A one-of-a-kind Ferrari LaFerrari prototype is up for grabs, giving a lucky Tifosi the chance to buy a special part of the Italian brand’s history. Known as ‘M6’ within Ferrari, the first-phase test mule was key to the hypercar’s embryonic stage of life, and even comes with detachable panels used by Ferrari during its testing.
So while it might look like a Ferrari 458 Italia in some dystopian post-apocalyptic future, the reality is that any familiar-looking panels were stretched and cut to make room for a V12 F140FB hybrid powertrain. This was an early iteration of the 950bhp F140FE that powered the finished LaFerrari into a monumental three-way battle against the McLaren P1 and Porsche 918 Spyder.
Starting with the 458 Italia’s Type F142 platform as a base, ‘M6’ did without the side-mounted air scoops fitted to the production LaFerrari. Its Pininfarina design is also still clearly evident from the front, in contrast to the LaFerrari, which was the first Ferrari model since the Dino not to wear a Pininfarina design. During its development, the test mule’s shock towers have also been modified as researchers investigated the weight distribution of the car.

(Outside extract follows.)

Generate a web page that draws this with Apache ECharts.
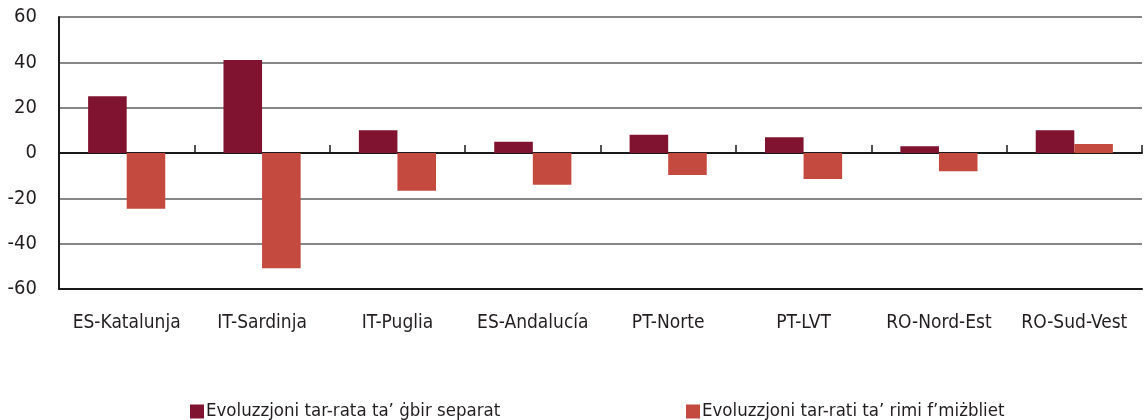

As a mark of loyalty to its customers, Ferrari offered LaFerrari development mules for sale once they were no longer required for testing. ‘M6’ first sold privately in 2016, was given a refresh and repaint by Ferrari and was handed to its owner with the understanding it can never be registered for road use, and here’s the kicker - it also can’t be driven on public race circuits. Dreams of deploying ‘M6’ as the ultimate ‘sleeper’ track day car will remain just that. The engine does run, however, so there’s no reason this Frankenrrari can’t be exercised in private.
Still, the M6 is so much more interesting than most collectable cars on offer. It wears its 3,322km of testing on its sleeve, and is still fitted with the original decals and switchgear fitted by Ferrari’s development engineers.
Finished in matte Nero with a Pelle Beige interior, the prototype’s engine bay is a world away from that of the neatly finished road car. Instead there’s a spider’s web of hoses, orange high-voltage cables for the KERS hybrid system and heat shielding you could stare at for hours. Pull up a deck chair at the rear, and the powertrain, radiators and exhaust are thinly veiled by a roughly-attached mesh - or left fully on show.
M6 is going under the hammer with RM Sotheby’s in Monaco on 14 May, so there’s still plenty of time to release funds and get your hands on one of Maranello’s most unique cars.